[DATASET ENTRIES]
↓
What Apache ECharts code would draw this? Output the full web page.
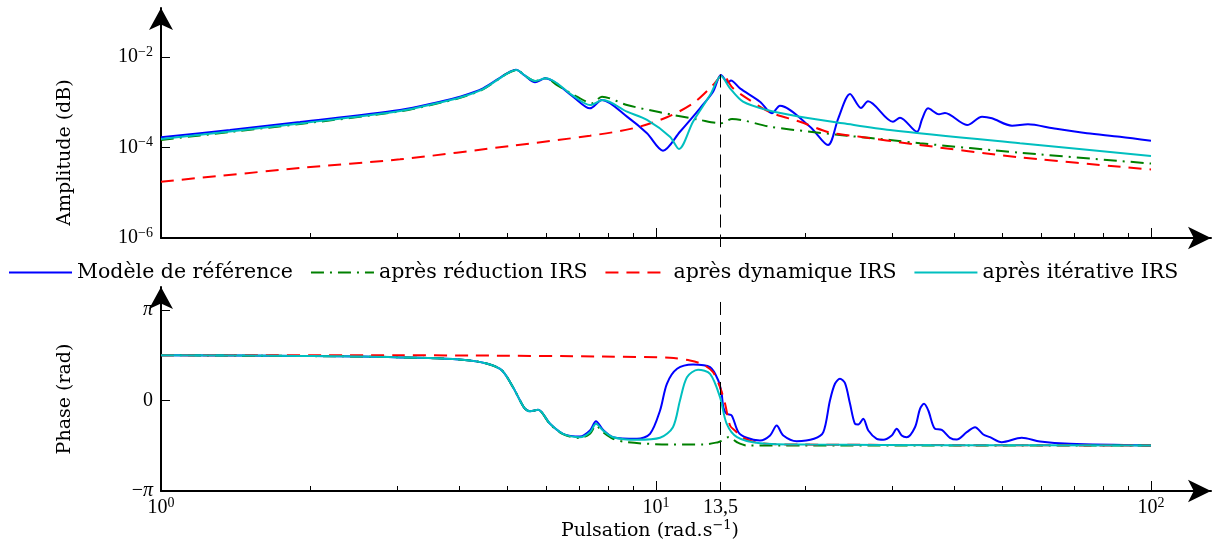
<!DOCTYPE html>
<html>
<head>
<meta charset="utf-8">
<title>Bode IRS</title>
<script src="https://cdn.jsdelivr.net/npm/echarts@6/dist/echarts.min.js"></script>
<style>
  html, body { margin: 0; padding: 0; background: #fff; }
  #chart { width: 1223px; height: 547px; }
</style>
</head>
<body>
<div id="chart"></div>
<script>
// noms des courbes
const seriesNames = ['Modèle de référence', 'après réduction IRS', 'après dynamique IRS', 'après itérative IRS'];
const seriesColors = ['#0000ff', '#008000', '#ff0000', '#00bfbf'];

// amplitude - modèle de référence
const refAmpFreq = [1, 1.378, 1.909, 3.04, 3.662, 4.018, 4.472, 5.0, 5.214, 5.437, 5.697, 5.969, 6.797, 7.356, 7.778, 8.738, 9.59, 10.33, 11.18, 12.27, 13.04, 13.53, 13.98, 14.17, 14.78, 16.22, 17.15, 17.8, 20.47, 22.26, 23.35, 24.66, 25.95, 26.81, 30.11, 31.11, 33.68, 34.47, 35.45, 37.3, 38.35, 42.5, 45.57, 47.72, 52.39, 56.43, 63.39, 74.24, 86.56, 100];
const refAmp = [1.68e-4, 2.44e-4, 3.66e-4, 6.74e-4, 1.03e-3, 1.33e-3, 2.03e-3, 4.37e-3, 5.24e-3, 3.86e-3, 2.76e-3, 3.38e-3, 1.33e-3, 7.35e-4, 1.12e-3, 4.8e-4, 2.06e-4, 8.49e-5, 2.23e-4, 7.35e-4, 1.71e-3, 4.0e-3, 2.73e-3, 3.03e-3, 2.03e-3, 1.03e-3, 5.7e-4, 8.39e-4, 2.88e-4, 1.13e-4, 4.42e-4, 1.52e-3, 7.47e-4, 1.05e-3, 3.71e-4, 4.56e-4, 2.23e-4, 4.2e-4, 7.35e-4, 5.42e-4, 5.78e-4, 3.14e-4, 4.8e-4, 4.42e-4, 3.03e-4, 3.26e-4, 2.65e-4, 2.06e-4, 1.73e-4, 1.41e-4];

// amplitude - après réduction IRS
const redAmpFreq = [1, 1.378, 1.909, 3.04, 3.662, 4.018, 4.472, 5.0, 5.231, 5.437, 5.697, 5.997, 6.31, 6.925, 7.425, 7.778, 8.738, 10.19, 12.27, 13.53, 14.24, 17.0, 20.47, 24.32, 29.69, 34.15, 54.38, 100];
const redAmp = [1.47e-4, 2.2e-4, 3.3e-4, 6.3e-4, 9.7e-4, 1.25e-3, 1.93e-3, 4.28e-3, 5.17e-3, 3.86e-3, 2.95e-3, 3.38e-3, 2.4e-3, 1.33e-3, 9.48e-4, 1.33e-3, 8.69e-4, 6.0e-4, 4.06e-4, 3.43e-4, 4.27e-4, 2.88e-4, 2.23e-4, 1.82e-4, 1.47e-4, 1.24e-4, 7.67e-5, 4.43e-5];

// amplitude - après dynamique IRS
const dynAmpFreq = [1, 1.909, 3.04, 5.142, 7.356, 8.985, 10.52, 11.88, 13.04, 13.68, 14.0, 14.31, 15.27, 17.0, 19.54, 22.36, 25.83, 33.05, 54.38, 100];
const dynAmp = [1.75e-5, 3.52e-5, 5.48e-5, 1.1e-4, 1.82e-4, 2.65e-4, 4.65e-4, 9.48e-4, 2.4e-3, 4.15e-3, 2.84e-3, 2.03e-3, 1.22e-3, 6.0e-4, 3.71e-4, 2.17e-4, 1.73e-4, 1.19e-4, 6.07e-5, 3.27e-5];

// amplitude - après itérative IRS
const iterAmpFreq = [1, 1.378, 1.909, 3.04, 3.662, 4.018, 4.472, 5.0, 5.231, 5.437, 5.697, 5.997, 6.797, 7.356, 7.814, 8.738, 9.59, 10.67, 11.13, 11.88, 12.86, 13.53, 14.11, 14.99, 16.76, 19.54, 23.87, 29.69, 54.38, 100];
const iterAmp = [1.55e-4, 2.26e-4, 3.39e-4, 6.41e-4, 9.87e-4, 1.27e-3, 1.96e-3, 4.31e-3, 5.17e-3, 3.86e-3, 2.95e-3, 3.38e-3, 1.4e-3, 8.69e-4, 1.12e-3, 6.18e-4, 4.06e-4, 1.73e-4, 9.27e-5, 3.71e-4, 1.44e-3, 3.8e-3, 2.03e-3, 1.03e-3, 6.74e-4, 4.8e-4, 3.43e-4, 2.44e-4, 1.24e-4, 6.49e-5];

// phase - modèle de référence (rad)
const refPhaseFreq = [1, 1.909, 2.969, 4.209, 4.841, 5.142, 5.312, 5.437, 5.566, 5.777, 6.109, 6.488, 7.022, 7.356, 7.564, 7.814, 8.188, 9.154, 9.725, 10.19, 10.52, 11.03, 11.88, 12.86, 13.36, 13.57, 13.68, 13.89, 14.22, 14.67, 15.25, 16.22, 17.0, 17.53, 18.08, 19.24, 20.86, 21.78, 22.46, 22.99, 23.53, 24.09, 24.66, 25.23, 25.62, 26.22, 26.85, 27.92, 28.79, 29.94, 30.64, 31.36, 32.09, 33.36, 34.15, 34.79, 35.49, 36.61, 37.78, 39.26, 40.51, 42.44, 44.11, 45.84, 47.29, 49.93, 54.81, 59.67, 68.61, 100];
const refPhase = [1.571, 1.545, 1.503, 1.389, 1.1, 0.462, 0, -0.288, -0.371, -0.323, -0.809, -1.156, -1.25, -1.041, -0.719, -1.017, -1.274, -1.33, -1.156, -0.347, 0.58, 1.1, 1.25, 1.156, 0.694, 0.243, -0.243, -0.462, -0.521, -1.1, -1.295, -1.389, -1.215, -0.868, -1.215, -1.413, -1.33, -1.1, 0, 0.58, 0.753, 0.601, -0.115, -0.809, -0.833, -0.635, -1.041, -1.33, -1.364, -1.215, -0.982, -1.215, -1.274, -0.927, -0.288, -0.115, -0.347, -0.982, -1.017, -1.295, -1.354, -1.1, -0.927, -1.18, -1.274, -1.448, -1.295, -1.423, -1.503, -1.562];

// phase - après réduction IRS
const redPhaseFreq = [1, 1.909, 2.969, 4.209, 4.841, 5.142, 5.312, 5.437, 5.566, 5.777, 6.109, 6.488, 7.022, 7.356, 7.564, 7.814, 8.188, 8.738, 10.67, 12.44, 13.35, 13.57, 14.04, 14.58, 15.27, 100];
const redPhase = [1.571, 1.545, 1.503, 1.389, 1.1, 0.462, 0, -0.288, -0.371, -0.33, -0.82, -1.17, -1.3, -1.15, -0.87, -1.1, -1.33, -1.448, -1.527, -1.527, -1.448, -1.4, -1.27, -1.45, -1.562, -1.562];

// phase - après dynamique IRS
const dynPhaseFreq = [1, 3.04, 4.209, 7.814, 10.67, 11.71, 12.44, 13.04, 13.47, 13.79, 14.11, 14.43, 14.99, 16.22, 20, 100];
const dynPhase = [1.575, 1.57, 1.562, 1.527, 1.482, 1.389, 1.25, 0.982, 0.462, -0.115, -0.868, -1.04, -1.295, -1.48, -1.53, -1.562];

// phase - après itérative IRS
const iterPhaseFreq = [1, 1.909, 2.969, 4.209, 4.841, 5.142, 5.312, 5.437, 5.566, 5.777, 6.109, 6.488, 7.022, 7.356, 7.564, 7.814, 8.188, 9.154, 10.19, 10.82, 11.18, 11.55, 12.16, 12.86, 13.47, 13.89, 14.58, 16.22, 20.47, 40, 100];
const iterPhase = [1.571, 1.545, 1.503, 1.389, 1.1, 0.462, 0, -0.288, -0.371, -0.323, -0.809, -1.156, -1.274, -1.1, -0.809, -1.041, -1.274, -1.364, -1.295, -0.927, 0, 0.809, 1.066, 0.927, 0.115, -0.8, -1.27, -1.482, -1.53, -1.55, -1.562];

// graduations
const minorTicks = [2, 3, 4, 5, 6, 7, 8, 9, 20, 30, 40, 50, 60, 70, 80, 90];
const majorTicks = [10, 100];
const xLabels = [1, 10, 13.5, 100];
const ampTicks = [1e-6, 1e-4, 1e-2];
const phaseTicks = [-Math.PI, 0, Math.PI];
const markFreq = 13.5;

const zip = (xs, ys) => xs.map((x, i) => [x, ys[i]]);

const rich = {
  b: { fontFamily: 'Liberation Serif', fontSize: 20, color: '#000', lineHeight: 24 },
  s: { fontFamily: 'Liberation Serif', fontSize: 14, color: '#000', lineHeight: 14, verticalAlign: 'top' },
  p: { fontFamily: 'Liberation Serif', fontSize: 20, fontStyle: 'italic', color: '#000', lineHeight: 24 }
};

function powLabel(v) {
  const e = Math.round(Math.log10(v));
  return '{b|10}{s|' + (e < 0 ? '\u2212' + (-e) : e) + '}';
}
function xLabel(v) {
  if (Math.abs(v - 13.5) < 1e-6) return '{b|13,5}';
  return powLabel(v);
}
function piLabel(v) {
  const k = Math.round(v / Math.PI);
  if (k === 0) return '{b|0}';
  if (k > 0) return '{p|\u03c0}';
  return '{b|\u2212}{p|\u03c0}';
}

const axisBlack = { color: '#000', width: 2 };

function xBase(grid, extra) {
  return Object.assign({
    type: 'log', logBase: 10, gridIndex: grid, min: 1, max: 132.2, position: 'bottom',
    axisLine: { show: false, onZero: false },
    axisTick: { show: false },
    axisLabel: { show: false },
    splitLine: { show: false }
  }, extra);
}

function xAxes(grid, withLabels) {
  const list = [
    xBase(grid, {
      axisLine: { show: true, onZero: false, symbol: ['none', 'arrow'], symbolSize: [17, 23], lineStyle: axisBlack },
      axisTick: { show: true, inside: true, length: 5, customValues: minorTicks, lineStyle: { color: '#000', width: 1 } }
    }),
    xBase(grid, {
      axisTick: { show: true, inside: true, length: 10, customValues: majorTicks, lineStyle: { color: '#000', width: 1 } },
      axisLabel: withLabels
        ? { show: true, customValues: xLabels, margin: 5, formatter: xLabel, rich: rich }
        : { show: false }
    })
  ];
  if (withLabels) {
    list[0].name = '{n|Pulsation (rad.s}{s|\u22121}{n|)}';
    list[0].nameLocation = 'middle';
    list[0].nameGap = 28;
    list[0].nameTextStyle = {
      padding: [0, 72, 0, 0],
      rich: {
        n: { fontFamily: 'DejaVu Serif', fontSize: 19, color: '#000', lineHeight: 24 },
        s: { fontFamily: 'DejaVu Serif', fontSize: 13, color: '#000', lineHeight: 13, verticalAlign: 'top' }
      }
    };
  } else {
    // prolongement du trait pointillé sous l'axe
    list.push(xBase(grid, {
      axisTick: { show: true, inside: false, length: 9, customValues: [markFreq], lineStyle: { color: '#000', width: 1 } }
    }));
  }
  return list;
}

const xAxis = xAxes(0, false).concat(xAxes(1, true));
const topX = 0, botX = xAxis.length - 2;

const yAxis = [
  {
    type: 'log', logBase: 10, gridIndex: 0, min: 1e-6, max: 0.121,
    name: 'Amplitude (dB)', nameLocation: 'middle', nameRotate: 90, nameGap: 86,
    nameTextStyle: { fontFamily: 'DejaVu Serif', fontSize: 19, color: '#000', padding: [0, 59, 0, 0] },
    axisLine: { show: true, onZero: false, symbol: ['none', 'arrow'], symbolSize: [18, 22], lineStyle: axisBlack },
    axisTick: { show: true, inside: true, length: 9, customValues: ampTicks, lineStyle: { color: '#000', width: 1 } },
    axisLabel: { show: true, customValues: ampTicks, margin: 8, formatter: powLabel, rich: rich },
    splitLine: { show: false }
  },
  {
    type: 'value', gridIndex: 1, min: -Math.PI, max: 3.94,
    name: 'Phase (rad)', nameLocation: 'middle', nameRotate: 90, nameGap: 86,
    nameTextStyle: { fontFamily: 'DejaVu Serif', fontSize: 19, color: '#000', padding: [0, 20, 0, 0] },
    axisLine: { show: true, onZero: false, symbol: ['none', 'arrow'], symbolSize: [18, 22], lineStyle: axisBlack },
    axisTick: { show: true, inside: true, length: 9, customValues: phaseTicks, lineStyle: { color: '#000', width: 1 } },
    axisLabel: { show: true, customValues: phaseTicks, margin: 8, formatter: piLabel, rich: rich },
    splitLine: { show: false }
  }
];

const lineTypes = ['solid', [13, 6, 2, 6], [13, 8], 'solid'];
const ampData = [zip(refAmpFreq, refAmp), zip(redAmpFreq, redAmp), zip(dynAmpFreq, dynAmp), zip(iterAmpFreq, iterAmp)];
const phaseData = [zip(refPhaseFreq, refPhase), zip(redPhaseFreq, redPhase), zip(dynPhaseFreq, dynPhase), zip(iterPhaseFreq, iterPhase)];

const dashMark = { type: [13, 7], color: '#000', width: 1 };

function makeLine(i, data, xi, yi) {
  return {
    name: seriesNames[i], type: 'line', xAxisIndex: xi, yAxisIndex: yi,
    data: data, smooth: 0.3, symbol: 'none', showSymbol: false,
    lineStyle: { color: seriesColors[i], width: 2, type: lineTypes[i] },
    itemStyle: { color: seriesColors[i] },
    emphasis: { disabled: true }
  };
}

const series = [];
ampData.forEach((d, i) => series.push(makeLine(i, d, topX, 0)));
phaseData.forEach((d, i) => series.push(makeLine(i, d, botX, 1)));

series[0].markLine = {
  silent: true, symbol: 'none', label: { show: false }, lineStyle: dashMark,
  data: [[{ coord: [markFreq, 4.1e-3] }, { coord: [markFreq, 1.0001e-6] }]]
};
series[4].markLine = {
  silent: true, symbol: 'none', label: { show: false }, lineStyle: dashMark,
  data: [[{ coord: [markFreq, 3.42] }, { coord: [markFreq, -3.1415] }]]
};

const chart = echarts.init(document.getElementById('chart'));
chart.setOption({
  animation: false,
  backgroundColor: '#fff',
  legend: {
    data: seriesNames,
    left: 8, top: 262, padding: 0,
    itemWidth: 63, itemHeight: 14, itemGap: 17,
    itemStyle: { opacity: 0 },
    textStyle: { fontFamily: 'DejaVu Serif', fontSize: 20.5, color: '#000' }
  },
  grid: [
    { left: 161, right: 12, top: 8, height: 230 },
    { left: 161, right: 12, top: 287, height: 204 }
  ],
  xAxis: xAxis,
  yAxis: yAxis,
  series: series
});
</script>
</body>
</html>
↑
↓
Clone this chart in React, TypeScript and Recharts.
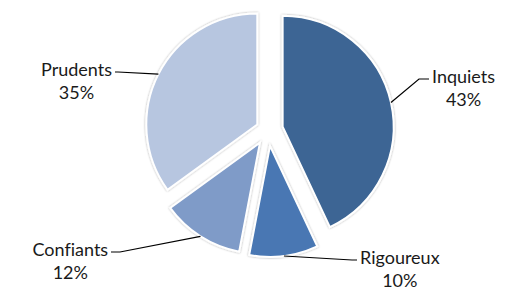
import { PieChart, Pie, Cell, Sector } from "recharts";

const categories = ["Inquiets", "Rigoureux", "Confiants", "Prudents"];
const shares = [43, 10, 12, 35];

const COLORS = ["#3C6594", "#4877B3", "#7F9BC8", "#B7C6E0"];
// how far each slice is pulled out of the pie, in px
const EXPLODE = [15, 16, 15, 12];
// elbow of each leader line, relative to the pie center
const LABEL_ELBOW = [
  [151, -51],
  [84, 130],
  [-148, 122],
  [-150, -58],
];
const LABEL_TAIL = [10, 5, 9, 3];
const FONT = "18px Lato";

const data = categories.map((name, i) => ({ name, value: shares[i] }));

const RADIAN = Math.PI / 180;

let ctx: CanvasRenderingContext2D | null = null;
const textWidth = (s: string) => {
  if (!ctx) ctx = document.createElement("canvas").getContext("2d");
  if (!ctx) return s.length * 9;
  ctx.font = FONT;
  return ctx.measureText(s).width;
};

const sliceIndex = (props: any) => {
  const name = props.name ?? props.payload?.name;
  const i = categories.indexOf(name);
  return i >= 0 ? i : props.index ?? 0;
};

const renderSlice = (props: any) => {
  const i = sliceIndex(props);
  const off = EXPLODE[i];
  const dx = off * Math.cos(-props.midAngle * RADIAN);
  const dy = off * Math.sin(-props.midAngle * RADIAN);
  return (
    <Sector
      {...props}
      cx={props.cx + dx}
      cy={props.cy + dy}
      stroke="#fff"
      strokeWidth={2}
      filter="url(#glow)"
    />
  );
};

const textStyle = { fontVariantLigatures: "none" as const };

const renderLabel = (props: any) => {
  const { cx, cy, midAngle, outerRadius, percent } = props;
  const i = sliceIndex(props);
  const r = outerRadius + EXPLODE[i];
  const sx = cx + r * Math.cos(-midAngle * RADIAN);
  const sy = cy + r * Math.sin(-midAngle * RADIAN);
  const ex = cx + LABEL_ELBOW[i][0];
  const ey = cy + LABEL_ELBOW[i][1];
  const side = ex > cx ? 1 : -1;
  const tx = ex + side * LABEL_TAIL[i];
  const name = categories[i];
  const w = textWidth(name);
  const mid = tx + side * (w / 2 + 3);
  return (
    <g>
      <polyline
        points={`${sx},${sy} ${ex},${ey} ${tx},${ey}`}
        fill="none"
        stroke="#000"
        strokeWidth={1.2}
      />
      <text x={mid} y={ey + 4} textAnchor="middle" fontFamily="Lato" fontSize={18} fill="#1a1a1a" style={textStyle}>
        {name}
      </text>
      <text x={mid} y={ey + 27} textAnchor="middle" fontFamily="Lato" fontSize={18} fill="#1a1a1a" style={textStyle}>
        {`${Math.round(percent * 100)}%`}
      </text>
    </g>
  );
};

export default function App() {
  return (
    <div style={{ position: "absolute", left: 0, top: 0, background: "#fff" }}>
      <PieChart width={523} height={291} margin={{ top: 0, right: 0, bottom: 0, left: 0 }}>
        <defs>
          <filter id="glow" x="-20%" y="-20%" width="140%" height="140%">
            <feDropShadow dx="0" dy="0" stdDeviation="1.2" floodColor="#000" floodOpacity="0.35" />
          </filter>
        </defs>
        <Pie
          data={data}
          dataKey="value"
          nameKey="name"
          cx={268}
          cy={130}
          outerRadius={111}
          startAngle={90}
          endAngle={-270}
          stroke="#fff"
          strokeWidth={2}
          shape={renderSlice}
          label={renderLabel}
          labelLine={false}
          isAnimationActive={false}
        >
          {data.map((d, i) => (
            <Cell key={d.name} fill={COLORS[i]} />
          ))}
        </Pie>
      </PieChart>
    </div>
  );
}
↑
↓
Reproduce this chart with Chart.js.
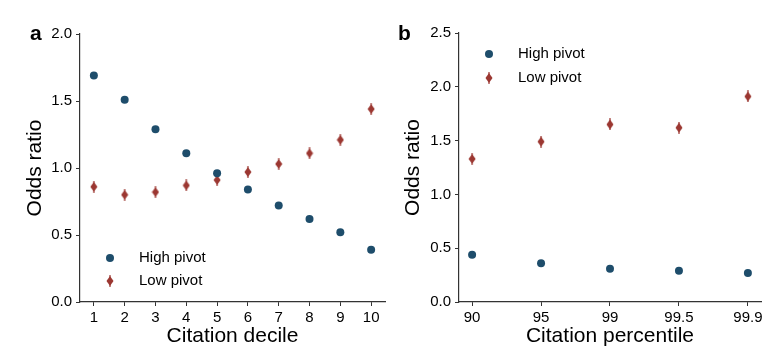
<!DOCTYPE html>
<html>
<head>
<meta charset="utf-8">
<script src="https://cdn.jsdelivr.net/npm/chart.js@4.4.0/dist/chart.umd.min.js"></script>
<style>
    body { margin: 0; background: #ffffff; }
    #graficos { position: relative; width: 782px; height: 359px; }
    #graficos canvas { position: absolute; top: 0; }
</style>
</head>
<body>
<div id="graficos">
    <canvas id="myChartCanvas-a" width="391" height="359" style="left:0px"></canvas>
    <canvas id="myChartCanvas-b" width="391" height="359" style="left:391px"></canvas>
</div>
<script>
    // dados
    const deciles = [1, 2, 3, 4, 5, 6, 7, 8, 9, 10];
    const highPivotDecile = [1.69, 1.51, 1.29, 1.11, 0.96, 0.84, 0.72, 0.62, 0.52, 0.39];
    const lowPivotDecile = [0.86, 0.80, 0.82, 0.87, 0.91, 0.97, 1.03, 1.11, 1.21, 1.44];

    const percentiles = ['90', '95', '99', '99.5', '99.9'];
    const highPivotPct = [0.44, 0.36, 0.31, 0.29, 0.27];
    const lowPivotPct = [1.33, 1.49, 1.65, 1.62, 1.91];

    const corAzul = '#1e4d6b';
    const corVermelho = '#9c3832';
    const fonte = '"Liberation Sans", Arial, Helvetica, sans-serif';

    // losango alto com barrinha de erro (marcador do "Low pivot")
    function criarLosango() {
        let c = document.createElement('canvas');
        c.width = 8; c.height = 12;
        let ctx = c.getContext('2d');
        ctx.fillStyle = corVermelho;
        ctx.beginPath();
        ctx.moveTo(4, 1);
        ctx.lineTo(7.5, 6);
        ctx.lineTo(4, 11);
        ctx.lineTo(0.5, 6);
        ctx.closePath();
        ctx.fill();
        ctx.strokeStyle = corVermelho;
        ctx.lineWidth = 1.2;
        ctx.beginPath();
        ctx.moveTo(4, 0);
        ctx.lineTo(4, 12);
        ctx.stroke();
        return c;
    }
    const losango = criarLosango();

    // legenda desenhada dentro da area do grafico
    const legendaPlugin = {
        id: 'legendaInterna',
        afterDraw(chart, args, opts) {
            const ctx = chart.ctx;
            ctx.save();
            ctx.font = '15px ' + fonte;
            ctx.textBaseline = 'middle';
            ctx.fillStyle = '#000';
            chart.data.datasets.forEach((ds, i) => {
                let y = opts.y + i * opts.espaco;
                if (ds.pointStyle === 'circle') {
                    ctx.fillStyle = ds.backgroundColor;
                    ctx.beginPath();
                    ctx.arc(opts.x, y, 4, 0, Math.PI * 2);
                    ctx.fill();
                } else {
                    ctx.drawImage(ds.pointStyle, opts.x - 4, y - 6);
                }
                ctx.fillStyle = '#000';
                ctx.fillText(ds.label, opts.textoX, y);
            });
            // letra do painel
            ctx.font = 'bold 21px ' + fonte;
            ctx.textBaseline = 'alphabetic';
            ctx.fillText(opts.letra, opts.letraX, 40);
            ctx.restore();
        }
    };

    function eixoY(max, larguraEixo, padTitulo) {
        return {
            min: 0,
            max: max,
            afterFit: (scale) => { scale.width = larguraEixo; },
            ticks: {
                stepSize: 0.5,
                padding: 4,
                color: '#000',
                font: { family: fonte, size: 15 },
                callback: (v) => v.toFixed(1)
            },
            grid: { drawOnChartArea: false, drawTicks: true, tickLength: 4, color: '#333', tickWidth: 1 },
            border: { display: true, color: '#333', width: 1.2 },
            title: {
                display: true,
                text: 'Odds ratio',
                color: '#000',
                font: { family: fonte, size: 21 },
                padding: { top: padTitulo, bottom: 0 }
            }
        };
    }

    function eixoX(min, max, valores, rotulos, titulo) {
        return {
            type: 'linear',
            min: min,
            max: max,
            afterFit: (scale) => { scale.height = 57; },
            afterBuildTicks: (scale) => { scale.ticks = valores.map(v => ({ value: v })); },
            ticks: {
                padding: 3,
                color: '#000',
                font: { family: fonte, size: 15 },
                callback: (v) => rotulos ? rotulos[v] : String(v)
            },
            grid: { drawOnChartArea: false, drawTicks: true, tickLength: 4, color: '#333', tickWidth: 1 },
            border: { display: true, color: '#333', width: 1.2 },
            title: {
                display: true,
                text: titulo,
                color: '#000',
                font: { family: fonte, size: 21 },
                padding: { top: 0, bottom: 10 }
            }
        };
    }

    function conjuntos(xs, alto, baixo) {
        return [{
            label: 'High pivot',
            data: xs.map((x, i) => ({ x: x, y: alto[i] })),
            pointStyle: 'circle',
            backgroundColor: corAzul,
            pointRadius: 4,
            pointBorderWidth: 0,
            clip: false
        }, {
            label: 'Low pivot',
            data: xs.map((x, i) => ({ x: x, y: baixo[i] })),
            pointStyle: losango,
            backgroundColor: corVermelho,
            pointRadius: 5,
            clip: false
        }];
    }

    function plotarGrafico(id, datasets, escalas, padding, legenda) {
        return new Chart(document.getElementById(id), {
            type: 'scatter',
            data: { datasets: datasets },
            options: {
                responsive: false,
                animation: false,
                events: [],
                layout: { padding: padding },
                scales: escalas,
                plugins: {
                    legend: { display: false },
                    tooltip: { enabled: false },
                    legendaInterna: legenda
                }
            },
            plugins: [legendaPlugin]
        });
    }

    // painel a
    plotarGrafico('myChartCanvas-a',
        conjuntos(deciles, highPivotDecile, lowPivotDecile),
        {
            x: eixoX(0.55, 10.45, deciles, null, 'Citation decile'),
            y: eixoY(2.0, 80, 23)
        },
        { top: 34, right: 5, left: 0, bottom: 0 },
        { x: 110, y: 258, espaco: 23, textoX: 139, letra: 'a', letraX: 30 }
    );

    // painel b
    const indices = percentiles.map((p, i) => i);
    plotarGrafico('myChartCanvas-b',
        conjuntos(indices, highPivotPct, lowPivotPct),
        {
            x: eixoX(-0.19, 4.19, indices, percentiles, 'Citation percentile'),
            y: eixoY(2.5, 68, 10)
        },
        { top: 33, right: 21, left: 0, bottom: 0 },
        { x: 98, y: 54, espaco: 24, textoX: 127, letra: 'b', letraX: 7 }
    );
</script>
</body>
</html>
↑
Give back exactly the lines from the one containing "What Apache ECharts" to the one containing "1.24e-4, 7.67e-5, 4.43e-5];", both included, and no pictures.

[RESPONSE BELOW]
What Apache ECharts code would draw this? Output the full web page.
<!DOCTYPE html>
<html>
<head>
<meta charset="utf-8">
<title>Bode IRS</title>
<script src="https://cdn.jsdelivr.net/npm/echarts@6/dist/echarts.min.js"></script>
<style>
  html, body { margin: 0; padding: 0; background: #fff; }
  #chart { width: 1223px; height: 547px; }
</style>
</head>
<body>
<div id="chart"></div>
<script>
// noms des courbes
const seriesNames = ['Modèle de référence', 'après réduction IRS', 'après dynamique IRS', 'après itérative IRS'];
const seriesColors = ['#0000ff', '#008000', '#ff0000', '#00bfbf'];

// amplitude - modèle de référence
const refAmpFreq = [1, 1.378, 1.909, 3.04, 3.662, 4.018, 4.472, 5.0, 5.214, 5.437, 5.697, 5.969, 6.797, 7.356, 7.778, 8.738, 9.59, 10.33, 11.18, 12.27, 13.04, 13.53, 13.98, 14.17, 14.78, 16.22, 17.15, 17.8, 20.47, 22.26, 23.35, 24.66, 25.95, 26.81, 30.11, 31.11, 33.68, 34.47, 35.45, 37.3, 38.35, 42.5, 45.57, 47.72, 52.39, 56.43, 63.39, 74.24, 86.56, 100];
const refAmp = [1.68e-4, 2.44e-4, 3.66e-4, 6.74e-4, 1.03e-3, 1.33e-3, 2.03e-3, 4.37e-3, 5.24e-3, 3.86e-3, 2.76e-3, 3.38e-3, 1.33e-3, 7.35e-4, 1.12e-3, 4.8e-4, 2.06e-4, 8.49e-5, 2.23e-4, 7.35e-4, 1.71e-3, 4.0e-3, 2.73e-3, 3.03e-3, 2.03e-3, 1.03e-3, 5.7e-4, 8.39e-4, 2.88e-4, 1.13e-4, 4.42e-4, 1.52e-3, 7.47e-4, 1.05e-3, 3.71e-4, 4.56e-4, 2.23e-4, 4.2e-4, 7.35e-4, 5.42e-4, 5.78e-4, 3.14e-4, 4.8e-4, 4.42e-4, 3.03e-4, 3.26e-4, 2.65e-4, 2.06e-4, 1.73e-4, 1.41e-4];

// amplitude - après réduction IRS
const redAmpFreq = [1, 1.378, 1.909, 3.04, 3.662, 4.018, 4.472, 5.0, 5.231, 5.437, 5.697, 5.997, 6.31, 6.925, 7.425, 7.778, 8.738, 10.19, 12.27, 13.53, 14.24, 17.0, 20.47, 24.32, 29.69, 34.15, 54.38, 100];
const redAmp = [1.47e-4, 2.2e-4, 3.3e-4, 6.3e-4, 9.7e-4, 1.25e-3, 1.93e-3, 4.28e-3, 5.17e-3, 3.86e-3, 2.95e-3, 3.38e-3, 2.4e-3, 1.33e-3, 9.48e-4, 1.33e-3, 8.69e-4, 6.0e-4, 4.06e-4, 3.43e-4, 4.27e-4, 2.88e-4, 2.23e-4, 1.82e-4, 1.47e-4, 1.24e-4, 7.67e-5, 4.43e-5];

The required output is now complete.